Exercise description |
From the entries that follow, extract each line holding the string "this".
--- Records shown ---
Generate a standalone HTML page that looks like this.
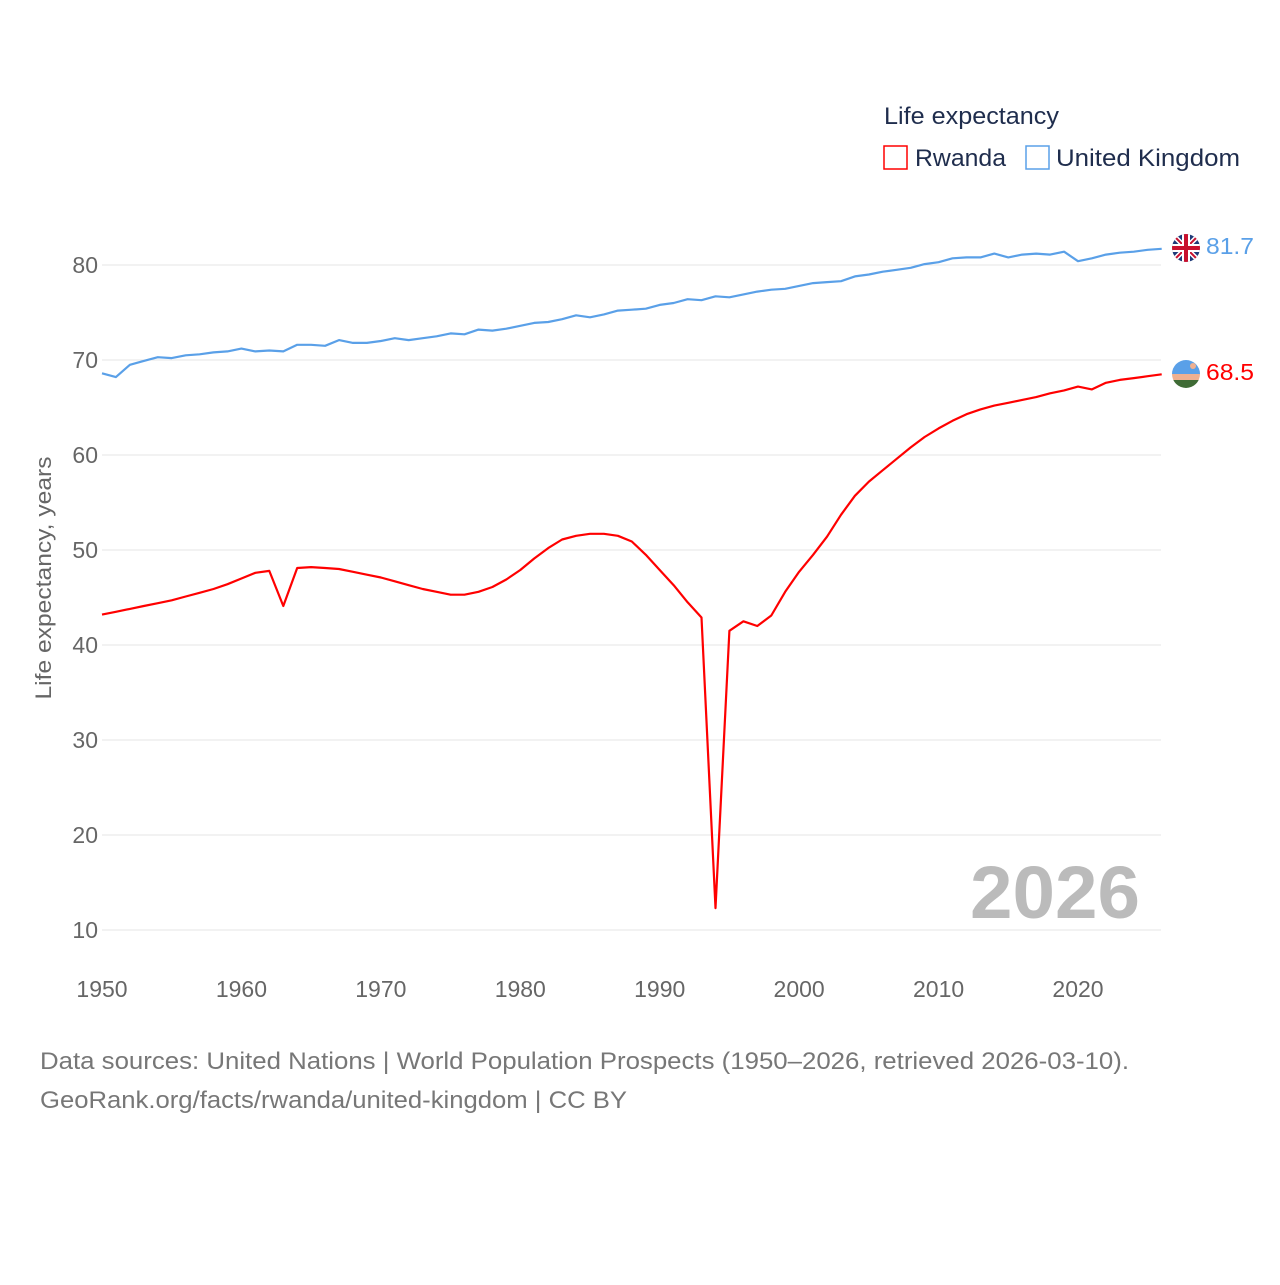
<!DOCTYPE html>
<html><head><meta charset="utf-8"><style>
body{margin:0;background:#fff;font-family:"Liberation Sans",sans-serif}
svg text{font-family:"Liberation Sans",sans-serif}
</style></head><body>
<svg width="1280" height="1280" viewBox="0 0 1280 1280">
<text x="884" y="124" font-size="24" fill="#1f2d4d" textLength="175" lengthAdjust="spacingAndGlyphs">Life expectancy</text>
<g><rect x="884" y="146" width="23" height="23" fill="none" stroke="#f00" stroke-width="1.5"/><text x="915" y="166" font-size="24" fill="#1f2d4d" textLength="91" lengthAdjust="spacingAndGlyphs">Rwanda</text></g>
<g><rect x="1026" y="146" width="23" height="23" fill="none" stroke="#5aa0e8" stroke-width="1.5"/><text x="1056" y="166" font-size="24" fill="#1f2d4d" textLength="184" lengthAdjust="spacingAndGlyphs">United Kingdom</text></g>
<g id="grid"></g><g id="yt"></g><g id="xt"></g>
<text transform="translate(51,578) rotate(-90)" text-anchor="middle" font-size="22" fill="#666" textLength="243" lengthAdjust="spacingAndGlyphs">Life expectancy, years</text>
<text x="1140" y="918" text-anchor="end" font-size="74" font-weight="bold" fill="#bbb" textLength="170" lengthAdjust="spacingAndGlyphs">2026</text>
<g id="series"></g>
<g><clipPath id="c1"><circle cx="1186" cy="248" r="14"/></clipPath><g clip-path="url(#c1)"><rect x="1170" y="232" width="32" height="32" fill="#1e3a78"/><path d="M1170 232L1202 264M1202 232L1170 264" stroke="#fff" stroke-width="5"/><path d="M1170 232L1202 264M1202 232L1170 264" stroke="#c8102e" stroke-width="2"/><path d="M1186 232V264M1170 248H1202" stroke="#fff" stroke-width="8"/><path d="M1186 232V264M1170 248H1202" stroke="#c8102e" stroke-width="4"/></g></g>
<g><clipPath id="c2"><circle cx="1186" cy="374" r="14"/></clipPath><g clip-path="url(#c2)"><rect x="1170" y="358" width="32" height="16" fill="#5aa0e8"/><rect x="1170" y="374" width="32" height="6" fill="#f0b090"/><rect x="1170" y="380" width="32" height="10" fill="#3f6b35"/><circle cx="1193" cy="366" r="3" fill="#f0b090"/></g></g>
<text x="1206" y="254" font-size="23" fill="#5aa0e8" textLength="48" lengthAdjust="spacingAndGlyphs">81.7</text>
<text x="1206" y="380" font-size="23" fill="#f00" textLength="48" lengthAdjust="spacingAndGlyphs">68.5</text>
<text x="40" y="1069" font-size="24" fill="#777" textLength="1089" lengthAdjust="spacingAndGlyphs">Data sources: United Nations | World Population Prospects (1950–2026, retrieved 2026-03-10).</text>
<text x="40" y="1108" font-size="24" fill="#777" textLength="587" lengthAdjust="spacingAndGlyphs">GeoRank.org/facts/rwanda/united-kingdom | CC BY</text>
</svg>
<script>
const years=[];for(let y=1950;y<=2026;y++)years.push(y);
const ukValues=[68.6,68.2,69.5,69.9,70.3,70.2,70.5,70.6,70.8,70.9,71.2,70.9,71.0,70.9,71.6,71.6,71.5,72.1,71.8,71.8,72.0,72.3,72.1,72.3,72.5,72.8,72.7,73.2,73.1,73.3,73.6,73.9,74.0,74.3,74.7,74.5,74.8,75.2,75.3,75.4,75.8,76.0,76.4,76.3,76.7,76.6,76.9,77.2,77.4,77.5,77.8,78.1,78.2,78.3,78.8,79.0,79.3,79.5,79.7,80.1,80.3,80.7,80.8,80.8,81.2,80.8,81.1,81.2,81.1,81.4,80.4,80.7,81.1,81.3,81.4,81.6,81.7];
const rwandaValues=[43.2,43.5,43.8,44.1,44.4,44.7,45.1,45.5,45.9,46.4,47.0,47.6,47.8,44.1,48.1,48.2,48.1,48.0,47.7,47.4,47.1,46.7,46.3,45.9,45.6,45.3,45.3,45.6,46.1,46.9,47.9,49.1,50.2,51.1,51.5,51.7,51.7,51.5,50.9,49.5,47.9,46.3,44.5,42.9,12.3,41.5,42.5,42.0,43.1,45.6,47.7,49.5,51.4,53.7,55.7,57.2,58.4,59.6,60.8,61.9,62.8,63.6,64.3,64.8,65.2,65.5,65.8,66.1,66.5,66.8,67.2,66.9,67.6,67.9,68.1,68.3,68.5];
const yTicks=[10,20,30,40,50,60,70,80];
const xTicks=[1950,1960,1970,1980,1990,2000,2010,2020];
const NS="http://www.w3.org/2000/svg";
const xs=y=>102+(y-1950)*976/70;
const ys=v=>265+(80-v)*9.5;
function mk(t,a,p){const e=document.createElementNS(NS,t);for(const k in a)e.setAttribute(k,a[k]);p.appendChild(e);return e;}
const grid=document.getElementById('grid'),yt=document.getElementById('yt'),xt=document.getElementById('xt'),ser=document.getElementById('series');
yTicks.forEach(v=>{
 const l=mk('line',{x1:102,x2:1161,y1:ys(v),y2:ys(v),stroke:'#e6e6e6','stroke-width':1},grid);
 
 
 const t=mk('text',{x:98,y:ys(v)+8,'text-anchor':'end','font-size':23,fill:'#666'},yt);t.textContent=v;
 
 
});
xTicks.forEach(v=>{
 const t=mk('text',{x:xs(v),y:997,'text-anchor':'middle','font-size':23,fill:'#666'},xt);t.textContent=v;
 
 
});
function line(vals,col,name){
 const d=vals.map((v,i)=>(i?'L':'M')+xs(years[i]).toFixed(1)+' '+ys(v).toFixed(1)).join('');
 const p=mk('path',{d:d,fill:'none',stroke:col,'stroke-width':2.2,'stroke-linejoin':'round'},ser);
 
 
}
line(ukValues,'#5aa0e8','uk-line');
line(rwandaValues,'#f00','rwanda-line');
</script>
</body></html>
---
--- Records shown ---
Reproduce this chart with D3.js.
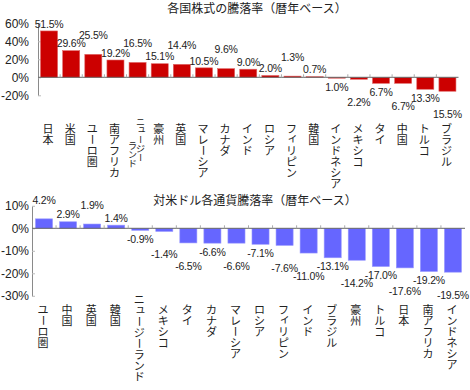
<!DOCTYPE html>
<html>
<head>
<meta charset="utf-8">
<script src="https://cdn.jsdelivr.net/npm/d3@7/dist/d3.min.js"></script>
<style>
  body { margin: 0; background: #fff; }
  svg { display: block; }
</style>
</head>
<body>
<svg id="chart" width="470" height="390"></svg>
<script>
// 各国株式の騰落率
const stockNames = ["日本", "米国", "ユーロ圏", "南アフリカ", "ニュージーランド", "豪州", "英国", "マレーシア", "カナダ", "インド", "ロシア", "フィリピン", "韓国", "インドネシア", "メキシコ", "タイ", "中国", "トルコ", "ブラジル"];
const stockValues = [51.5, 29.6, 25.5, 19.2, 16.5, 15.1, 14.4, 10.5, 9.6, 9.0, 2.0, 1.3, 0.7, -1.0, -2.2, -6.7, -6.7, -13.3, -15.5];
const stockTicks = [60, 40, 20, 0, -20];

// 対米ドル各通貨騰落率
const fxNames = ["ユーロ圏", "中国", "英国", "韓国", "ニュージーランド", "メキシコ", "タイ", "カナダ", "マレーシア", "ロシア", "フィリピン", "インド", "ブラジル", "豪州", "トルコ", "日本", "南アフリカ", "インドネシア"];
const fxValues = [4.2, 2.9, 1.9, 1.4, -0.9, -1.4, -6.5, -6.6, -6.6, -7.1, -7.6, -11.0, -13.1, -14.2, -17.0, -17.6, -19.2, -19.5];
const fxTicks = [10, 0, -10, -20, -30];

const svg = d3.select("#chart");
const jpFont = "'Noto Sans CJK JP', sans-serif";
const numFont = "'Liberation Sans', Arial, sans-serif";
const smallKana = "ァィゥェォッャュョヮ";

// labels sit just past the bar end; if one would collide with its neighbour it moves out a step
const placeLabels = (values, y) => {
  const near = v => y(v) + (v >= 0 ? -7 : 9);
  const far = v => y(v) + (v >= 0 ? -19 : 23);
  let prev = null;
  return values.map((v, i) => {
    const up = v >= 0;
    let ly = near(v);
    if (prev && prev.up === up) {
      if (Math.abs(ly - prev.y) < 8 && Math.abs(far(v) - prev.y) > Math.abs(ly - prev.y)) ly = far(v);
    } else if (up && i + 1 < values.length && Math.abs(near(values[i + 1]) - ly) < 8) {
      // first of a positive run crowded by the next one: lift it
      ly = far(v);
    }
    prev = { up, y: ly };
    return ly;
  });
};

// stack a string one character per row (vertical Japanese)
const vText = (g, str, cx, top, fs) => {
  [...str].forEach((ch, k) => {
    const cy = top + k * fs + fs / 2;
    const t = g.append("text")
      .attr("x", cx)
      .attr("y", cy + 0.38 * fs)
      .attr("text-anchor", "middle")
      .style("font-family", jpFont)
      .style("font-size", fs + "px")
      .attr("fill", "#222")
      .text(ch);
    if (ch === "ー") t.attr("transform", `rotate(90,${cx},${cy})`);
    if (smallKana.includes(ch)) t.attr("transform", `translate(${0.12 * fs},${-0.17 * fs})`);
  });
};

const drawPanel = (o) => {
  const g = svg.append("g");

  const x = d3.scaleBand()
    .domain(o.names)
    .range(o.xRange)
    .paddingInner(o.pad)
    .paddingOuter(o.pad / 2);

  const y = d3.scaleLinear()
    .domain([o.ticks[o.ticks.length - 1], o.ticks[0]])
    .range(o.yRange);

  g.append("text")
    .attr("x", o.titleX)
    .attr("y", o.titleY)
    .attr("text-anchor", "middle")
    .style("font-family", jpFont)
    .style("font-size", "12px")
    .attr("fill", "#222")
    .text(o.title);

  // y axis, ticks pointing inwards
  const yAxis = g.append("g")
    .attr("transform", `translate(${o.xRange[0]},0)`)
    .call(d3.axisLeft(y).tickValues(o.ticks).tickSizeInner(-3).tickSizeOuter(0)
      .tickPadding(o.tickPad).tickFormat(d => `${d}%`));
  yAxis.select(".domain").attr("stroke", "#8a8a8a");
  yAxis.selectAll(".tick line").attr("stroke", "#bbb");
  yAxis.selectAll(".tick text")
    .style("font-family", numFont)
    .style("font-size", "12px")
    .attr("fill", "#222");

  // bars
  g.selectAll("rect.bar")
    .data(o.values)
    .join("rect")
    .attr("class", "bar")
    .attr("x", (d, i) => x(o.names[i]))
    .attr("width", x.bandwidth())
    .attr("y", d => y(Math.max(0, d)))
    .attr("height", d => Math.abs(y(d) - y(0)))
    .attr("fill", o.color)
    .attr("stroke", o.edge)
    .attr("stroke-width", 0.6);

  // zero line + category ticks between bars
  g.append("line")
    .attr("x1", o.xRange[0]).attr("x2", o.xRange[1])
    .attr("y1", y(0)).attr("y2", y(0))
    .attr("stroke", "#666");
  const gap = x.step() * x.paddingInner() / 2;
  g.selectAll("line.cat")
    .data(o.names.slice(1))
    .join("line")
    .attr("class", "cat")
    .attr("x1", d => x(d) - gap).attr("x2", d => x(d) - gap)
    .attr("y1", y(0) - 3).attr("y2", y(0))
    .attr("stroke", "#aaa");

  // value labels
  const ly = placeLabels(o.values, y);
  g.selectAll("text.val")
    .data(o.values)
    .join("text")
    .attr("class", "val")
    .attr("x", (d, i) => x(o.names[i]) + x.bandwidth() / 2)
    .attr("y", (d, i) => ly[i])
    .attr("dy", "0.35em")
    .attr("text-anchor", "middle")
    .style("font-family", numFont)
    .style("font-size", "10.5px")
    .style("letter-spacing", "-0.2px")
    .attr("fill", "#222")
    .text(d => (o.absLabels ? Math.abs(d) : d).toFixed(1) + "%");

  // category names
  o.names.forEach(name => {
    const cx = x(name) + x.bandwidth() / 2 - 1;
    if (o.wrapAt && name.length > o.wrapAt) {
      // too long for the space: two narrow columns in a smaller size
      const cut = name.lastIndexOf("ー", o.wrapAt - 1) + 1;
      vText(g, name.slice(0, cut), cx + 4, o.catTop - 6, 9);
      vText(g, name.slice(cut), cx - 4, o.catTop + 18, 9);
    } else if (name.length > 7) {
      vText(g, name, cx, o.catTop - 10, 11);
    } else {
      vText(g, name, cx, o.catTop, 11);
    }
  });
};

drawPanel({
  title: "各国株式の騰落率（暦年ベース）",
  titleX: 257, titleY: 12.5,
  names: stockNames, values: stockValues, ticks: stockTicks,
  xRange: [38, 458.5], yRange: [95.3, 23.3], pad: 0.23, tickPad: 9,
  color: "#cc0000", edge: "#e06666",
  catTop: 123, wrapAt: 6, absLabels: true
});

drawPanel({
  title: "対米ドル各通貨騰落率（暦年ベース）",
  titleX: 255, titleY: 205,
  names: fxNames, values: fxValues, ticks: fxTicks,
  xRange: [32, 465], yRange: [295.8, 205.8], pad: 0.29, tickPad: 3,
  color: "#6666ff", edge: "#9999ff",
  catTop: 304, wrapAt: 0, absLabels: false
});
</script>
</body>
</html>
---
--- Records shown ---
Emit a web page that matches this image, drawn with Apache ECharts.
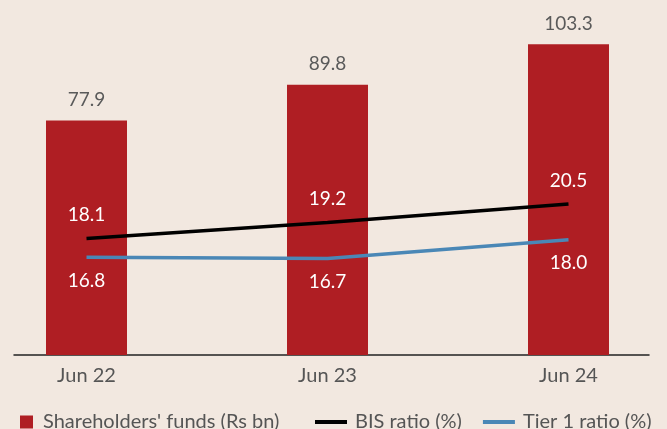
---
Reply to the task |
Generate a standalone HTML page that looks like this.
Reproduce this chart with D3.js.
Emit a web page that matches this image, drawn with Apache ECharts.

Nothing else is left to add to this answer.